Confirm General Relativity: Eddington's Starlight Experiment

[Bob R]

TL;DR

If Earth's motion about the sun is described by General Relativity why was Eddington's experiment with the bending of starlight needed to confirm the theory?

If Earth's motion about the sun is described by General Relativity why was Eddington's experiment with the bending of starlight needed to confirm the theory? In other words, don't we see enough common phenomena in our every day experiences to confirm GR without verifying subtle phenomena such as the bending of starlight and the detailed orbit of Mercury?

 

[Ibix]

If Earth's motion about the sun is described by General Relativity why was Eddington's experiment with the bending of starlight needed to confirm the theory?

The orbit of the Earth is also well-described by Newton's theory of gravity. To see which one of GR and Newton is right you need to do an experiment where the two theories predict different results, different enough to be detectable with the kit you have. Hence Eddington going to South America.

I gather that modern measurements are precise enough to detect the difference between Earth's orbit as predicted by GR and Newton, and GR wins there too. But a hundred years ago we did not have equipment that good.

 

[Nugatory]

don't we see enough common phenomena in our every day experiences to confirm GR without verifying subtle phenomena such as the bending of starlight and the detailed orbit of Mercury?

The FIRST test of general relativity, so basic that we don’t usually think of it as a test, was to ask “Does GR agree, to within the limits of experimental accuracy, with Newton’s theory everywhere that Newton’s theory works (which is, pre-Eddington, everywhere except the orbit of Mercury)?” If it had failed that test, GR would have been rejected out of hand, falsified by experiments and observations that had already been made.

Thus all the “common phenomena” you mention will support Newtonian gravity and GR equally well; they tell us that both are viable theories but offer no help in choosing between them. To do that, we need to look at where they disagree enough that observation can tell us which one is more right.

It’s worth taking a moment to review just how small the differences between the predictions of Newtonian gravity and GR are when working with common phenomena. For example, the anomalous precession of Mercury was not recognized until 1859 (150 years after Newton) because it is so small, less than one degree over more than a century... And that’s the big readily visible one, the one that we didn’t have to go looking for after GR told us that it might be there.

Also worth reading: https://chem.tufts.edu/answersinscience/relativityofwrong.htm

 

[Teichii492]

If Earth's motion about the sun is described by General Relativity...

Although General Relativity has something to say about the motion of the Earth around the Sun, it was not the purpose of the Eddington experiment. The experiment was to show that the gravity of the sun would deflect the light from distant stars, the orbit of the Earth is only factored into this for the geometry of the calculations and any changes to the Earths orbit due to General Relativity are too small to matter for the calculations of this effect.

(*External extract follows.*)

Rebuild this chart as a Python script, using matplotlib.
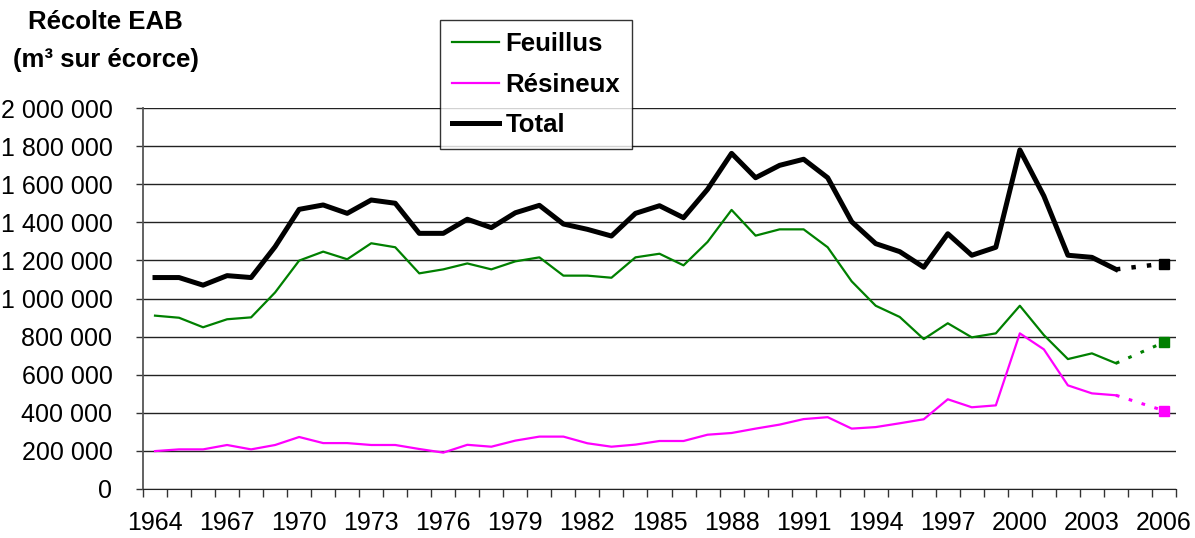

why was Eddington's experiment with the bending of starlight needed to confirm the theory?

As above, but also the Eddington experiment was to confirm one prediction of General Relativity, one of many predictions, the confirmation of which have lead to a consesus on the validity of the theory as a whole. Previous to the Eddington experiment there was an observation of a conflict between Newtonian predictions of the orbit of Mercury and the observed orbit. This difference was explained by General Relativity and contributed to building the consensus.

In other words, don't we see enough common phenomena in our every day experiences to confirm GR without verifying subtle phenomena such as the bending of starlight and the detailed orbit of Mercury?

The obsevable effects of General Relativity occur at non-intuitive scales and although they do affect 'common phenomena' the effective goes unnoticed by humans. However, as detection sensitivity has increased we can detect the effects of General Relativity at scales that are more intuitive. For example, the Pound-Rebka experiment showed that it is possible to detect how the gravitational field of the Earth affects the motion of gamma rays with a difference in height (of the source) of only 22.5m.

 

[FactChecker]

In today's world, probably the most generally appreciable confirmation of GR is the accuracy of GPS. It would be very inaccurate if it did not account for the effects of GR.